Venturing around the back of the Great Orme provides fine views across the bay to Anglesey and little Puffin Island, but eastwards from Llandudno, the coast has been subject to 20th century-style development. There are joyless rows of pebble-dash semis as you pass though Rhos-onSea, and then Colwyn Bay, which has sandy beaches and views right across to Liverpool Bay, but little of the charm of Llandudno.
The town, naturally, attracts plenty of the type of holidaymaker who decamps at the hotel at the start of the week and spends the rest of it alternating between tea room and prom, but wider prospects are on the doorstep.
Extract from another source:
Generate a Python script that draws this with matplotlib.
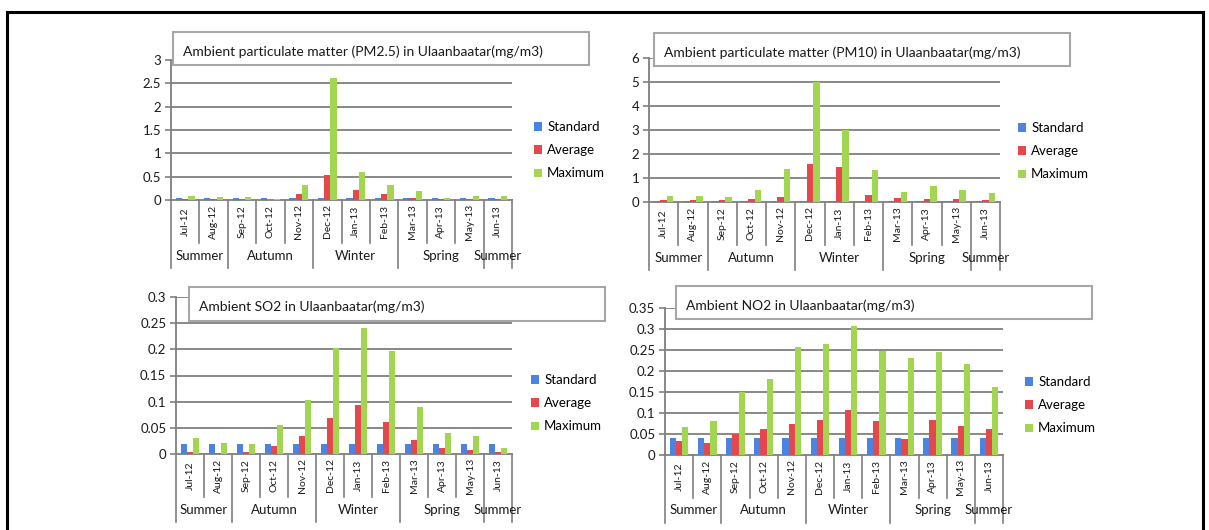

Less than an hour down the A470, Betws-y-Coed draws more outdoor, knapsacked hiking types, and the accommodation is smaller, nestling beneath Snowdonia Forest Park.
Ten years ago, the National Trust staged a £14 million public appeal to ‘Save Snowdon’ from falling into foreign ownership. Its success meant they acquired the 4,000 acre farming estate of Hafod y Llan. Numerous footpaths cross the property, including one to the summit of Snowdon itself, and farm animals, including Welsh Black cattle and sheep, the latter halved in numbers to prevent overgrazing, forage among the rocks and slopes. The Trust has also restored miles of drystone walls, which could be seen zig-zagging their way up the hills to incredible heights, as we ascended the Watkin Path, one of the routes that eventually leads to Snowdon’s summit.
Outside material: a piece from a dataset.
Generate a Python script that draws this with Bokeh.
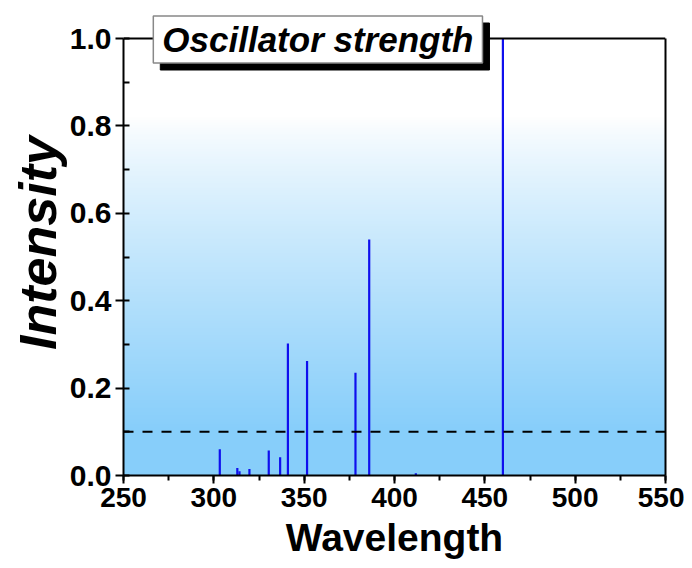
import numpy as np
from bokeh.plotting import figure
from bokeh.models import (Span, Label, SingleIntervalTicker, Range1d, LinearAxis,
                          FixedTicker, PrintfTickFormatter)
from bokeh.embed import file_html
from bokeh.resources import INLINE

# Data
wavelengths = [303.3, 313.0, 314.2, 319.7, 330.4, 336.7, 341.0, 351.6, 378.4, 386.0, 411.8, 460.0]
strengths = [0.060, 0.017, 0.010, 0.015, 0.057, 0.042, 0.302, 0.262, 0.235, 0.540, 0.005, 1.000]
threshold = 0.1
title_text = "Oscillator strength"
x_label = "Wavelength"
y_label = "Intensity"
x_start, x_end = 250, 550
y_start, y_end = 0.0, 1.0

FONT = "Liberation Sans"

# headroom above y=1.0 so the title box can sit over the top frame line
y_view_end = y_end + 28 / 437

p = figure(width=684, height=568, output_backend="svg", toolbar_location=None,
           x_range=Range1d(x_start, x_end), y_range=Range1d(y_start, y_view_end),
           min_border_left=123, min_border_right=19, min_border_top=10, min_border_bottom=93)

# gradient background (white at top -> light sky blue at bottom)
n = 256
ys = np.linspace(y_start, y_end, n)
t = np.clip((0.82 - ys) / 0.72, 0, 1) ** 0.85
top_c = np.array([255, 255, 255])
bot_c = np.array([135, 206, 250])
img = np.zeros((n, 1), dtype=np.uint32)
view = img.view(dtype=np.uint8).reshape((n, 1, 4))
for i in range(n):
    c = top_c + (bot_c - top_c) * t[i]
    view[i, 0, 0] = int(c[0]); view[i, 0, 1] = int(c[1]); view[i, 0, 2] = int(c[2]); view[i, 0, 3] = 255
p.image_rgba(image=[img], x=x_start, y=y_start, dw=x_end - x_start, dh=y_end - y_start)

p.segment(x0=wavelengths, y0=[0] * len(wavelengths), x1=wavelengths, y1=strengths,
          line_color="#0F0FEE", line_width=2.2)

p.add_layout(Span(location=threshold, dimension="width", line_color="black",
                  line_width=2, line_dash="10 9"))
# top frame line at y = 1.0
p.add_layout(Span(location=y_end, dimension="width", line_color="black", line_width=2))

p.grid.visible = False
p.background_fill_color = "white"
p.outline_line_color = None

p.xaxis.ticker = SingleIntervalTicker(interval=50, num_minor_ticks=2)
p.yaxis.ticker = SingleIntervalTicker(interval=0.2, num_minor_ticks=2)
p.yaxis.formatter = PrintfTickFormatter(format="%.1f")
p.yaxis.bounds = (y_start, y_end)

for ax in (p.xaxis[0], p.yaxis[0]):
    ax.axis_line_width = 2
    ax.axis_line_color = "black"
    ax.major_tick_line_width = 2
    ax.minor_tick_line_width = 2
    ax.major_tick_out = 8
    ax.major_tick_in = 0
    ax.major_label_text_font = FONT
    ax.major_label_text_font_style = "bold"
    ax.major_label_text_color = "black"
    ax.axis_label_text_font = FONT
    ax.axis_label_text_color = "black"

p.xaxis.major_label_text_font_size = "28px"
p.yaxis.major_label_text_font_size = "30px"
p.xaxis.minor_tick_out = 5
p.xaxis.minor_tick_in = 0
p.yaxis.minor_tick_out = 0
p.yaxis.minor_tick_in = 6
p.xaxis.major_label_standoff = 4
p.yaxis.major_label_standoff = 4

p.xaxis.axis_label = x_label
p.xaxis.axis_label_text_font_size = "39px"
p.xaxis.axis_label_text_font_style = "bold"
p.xaxis.axis_label_standoff = 6

p.yaxis.axis_label = y_label
p.yaxis.axis_label_text_font_size = "52px"
p.yaxis.axis_label_text_font_style = "bold italic"
p.yaxis.axis_label_standoff = 0

# right frame line
right_axis = LinearAxis(bounds=(y_start, y_end), ticker=FixedTicker(ticks=[]),
                        axis_line_width=2, axis_line_color="black",
                        major_tick_out=0, major_tick_in=0, minor_tick_out=0, minor_tick_in=0,
                        major_label_text_font_size="0px")
p.add_layout(right_axis, "right")

# title box with shadow
tx, ty = 357.6, 0.9977
shadow = Label(x=tx, y=ty, text=title_text, text_align="center", text_baseline="middle",
               text_font=FONT, text_font_size="35px", text_font_style="bold italic",
               text_color="black", background_fill_color="black", border_line_color="black",
               padding=(9, 4), x_offset=7, y_offset=-7)
box = Label(x=tx, y=ty, text=title_text, text_align="center", text_baseline="middle",
            text_font=FONT, text_font_size="35px", text_font_style="bold italic",
            text_color="black", background_fill_color="white", border_line_color="#888888",
            border_line_width=1.5, padding=(9, 4))
p.add_layout(shadow)
p.add_layout(box)

open("out.html", "w").write(file_html(p, INLINE))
The climb, at least in these relatively low passes, isn’t especially steep, pleasant enough for a leisurely absorbing of the views. Recent rain has sent water gushing through the waterfall at increased volume, and the drama of the scene is underscored by the sight of a sheep alone on the side of a steep escarpment, and another, performing a perilous leap, almost slipping, to join his companions. Round each turn, further plateaus and peaks appear before us, and the ruins of disused slate and copper mine works dot the fields.
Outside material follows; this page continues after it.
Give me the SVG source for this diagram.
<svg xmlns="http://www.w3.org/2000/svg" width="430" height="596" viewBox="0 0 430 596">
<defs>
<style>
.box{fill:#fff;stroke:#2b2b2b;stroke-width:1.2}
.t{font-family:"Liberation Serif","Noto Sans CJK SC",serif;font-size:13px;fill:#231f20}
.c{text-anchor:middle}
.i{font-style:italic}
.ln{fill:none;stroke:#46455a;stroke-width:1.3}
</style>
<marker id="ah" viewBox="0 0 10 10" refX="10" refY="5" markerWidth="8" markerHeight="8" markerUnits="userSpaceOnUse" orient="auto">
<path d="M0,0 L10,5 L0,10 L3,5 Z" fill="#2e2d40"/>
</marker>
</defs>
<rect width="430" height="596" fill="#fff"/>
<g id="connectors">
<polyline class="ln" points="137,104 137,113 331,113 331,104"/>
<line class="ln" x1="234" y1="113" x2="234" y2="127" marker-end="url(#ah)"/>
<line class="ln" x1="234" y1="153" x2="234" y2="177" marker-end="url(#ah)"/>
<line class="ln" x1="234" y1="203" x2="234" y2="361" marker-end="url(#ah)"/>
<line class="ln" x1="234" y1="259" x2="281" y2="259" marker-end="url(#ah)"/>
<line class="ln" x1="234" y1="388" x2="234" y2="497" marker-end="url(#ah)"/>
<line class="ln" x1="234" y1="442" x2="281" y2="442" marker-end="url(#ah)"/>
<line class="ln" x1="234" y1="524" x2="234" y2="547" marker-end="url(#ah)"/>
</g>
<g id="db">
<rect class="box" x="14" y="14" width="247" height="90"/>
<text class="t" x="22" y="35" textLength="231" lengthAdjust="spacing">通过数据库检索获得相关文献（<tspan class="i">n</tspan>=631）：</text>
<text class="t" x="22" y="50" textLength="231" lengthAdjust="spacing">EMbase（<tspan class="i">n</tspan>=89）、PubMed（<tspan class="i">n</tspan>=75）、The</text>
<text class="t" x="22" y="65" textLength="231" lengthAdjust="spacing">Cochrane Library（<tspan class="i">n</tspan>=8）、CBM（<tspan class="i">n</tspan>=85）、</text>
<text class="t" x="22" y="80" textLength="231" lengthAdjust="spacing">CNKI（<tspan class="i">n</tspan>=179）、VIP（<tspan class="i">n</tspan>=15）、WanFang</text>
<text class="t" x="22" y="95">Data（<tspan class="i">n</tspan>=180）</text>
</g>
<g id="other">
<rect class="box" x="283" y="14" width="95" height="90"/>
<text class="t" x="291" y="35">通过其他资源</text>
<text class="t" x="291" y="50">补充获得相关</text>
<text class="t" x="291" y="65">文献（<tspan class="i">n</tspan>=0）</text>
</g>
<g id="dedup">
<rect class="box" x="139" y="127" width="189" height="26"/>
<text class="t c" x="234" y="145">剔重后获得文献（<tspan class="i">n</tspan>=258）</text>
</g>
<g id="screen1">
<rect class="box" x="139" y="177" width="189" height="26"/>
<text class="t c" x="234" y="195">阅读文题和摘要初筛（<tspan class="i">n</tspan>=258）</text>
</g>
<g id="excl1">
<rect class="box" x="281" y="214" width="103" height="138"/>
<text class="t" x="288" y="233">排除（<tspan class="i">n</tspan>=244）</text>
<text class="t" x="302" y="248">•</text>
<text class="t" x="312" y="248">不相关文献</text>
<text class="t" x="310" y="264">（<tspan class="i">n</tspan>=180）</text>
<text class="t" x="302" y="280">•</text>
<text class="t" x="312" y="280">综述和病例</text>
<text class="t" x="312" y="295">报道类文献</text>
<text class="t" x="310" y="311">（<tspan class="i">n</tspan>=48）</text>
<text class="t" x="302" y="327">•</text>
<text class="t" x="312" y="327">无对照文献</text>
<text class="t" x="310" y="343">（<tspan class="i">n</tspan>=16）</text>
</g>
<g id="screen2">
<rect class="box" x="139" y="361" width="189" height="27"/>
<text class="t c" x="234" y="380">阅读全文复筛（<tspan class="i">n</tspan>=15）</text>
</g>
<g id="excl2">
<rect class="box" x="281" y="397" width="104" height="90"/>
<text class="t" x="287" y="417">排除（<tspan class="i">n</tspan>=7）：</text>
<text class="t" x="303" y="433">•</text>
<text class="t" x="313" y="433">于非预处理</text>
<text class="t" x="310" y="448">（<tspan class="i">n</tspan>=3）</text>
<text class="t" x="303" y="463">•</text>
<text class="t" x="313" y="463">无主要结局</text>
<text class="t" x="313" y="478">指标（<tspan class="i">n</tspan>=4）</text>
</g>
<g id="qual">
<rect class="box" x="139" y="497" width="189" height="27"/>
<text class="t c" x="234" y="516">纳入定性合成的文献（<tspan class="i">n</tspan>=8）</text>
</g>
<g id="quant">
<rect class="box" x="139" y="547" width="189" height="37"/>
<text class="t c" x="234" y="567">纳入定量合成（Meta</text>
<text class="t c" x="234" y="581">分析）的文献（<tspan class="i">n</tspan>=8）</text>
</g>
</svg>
Climbing to the peak of the mountain is not on the agenda today, and we beat a retreat, hitting the road once more and repairing for lunch in Caernarfon. This is a blustery, God-forsaken place overlooking the rough waters of the Menai Strait. Were it not for the chance to visit Caernarfon Castle, we would not stay long.
The castle was the birthplace of the first Prince of Wales (later the hapless king, Edward II), and where the present Prince of Wales received his investiture. You can watch a video of this or, elsewhere, listen to a pompous voice droning on about the Welsh Fusiliers, but I prefer to clamber up the battlements and think of the days when Edward I built the castle in the late 13th century, as part of his plan to subdue the Welsh. As my friend tactfully reminds me, this is probably still a sore point in these parts. It might explain the seemingly scanty information on how and why the thing was constructed, and the emphasis on boring ceremonial.
Crossing Thomas Telford’s celebrated Menai Bridge over to Anglesey, you can visit Beaumaris Castle, another of the Edwardian castles, more ruinous than Caernarfon perhaps, but, with its moat and pretty setting, also more picturesque.
The best view of the Menai Strait is to be had, back over the bridge, from Bangor Pier. This is a structure of nostalgic resonance for, beautifully sparse as it is, with faintly Chinese-style kiosks, it’s one of the best-surviving examples of how piers would have looked when originally conceived, as little more than promenades over the sea, in the mid-19th century. In the 1970s, it was closed as unsafe. It would have been cheaper to pull it down, but unlike Brighton’s shamefully lost West Pier, it has been beautifully restored.
Today, it remains as a pristine, uplifting badge of local pride. Too many English seaside towns look tacky and tumbledown, as if a sense of belief in their purpose has been lost. The Welsh, it seems to me, with the care and love they continue to show for old-fashioned places like Llandudno, and Bangor Pier, could tell them a thing or two about putting long term investment before short term profit.